WASHINGTON - In a case that could redefine ownership of technological or scientific innovations, the U.S. Supreme Court considered arguments Wednesday over whether patents can be applied to concepts drawn from laws of nature.
Lawyers from the Mayo Clinic asked justices to reject the patent held by Prometheus Laboratories that covers a diagnostic drug test for gastrointestinal disorders. Mayo argued the patent prevents the clinic from marketing its own version of the test at the cost of patient care.
Prometheus sued Rochester-based Mayo in 2004 for developing a drug dosage test that, like its own, used a scale to determine what dosages of medicine would be effective. A judge rejected the suit, concluding that natural phenomena and mental processes cannot be patented. The decision was overturned by the U.S. Court of Appeals for the Federal Circuit, leading Mayo to the Supreme Court.
The case has been hailed as potentially precedent-setting by hospitals, medical researchers, pharmaceutical companies, software developers, inventors and intellectual property lawyers. Indeed, the breadth of the justices' questions suggested that the high court may take a broad look at how far companies and individuals can go to claim a medical or scientific concept.
"All you do is point out facts that exist in the world and say, 'If you use them, you have to pay us,'" Justice Elena Kagan told Richard Bress, who represented Prometheus.
In contrast, Justice Antonin Scalia asked Mayo lawyer Stephen Shapiro, "Doesn't any medical patent rely on natural processes?"
Many of the justices focused on the scope of Prometheus' patent.
"I have a great idea," Chief Justice John Roberts said. "You take wood. You put it on a grate. You light it. And you get heat. I can get a patent for that?"
In order for Justice Stephen Breyer to participate in the case, his wife had to sell her Nestlé stock Wednesday morning after the court was informed the day before that Prometheus had been purchased by the Nestlé conglomerate this past summer. Breyer said the case boiled down to a simple question: "What has to be added to a law of nature to make it patentable?"
The Mayo Clinic argued that Prometheus' application of its patents to dozens of autoimmune disorders was so broad that any physician or researcher who knew about its dosage scale could be sued merely for thinking about the results of a blood test.
"Specificity is the key," Shapiro told Justice Anthony Kennedy. Patents must "leave room for others" to treat patients or do research. "We have to protect the storehouse of knowledge doctors need."
The Obama administration has come down on Mayo's side in this argument. "You can't get a patent by tacking a mental step onto an utterly conventional process for administering drugs and testing their effects," Solicitor General Donald Verrilli told the justices.
Prometheus' Bress said if Mayo's reasoning had been applied to other cases, whole classes of innovative research would not qualify for patents.

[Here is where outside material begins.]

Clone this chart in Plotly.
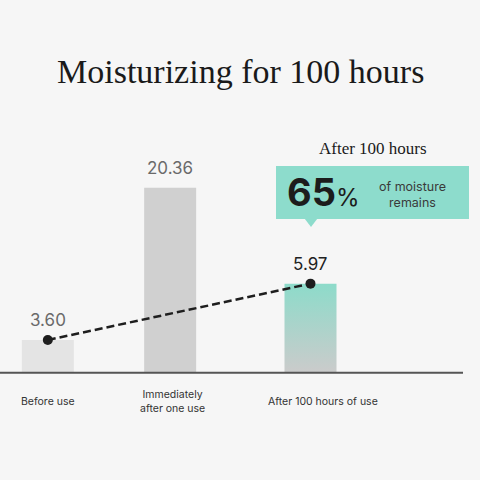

As examples, he pointed to a patented system that uses certain bio-markers to decide if cancer drugs are working. He also cited a patented method for predicting where along the San Andreas Fault earthquakes might occur.
Shapiro, however, claimed that Mayo's test would be more accurate than the one from Prometheus, but the patent is not allowing Mayo to compete in the marketplace.
"You can't wipe out a whole field so no one else can have a competing test," Shapiro said. "The result for the public is that these numbers would be frozen for 20 years and a very serious person couldn't get a second opinion from Mayo Clinic, which uses different numbers."
In an interview after the hearing, Bress called the justices "clearly interested" in the issues at stake. Shapiro declined an interview request.
"With the case just being argued," said Mayo spokeswoman Kathleen Anderson, "we're going to sit back and wait."
A decision is not expected for several months.
The Associated Press contributed to this report.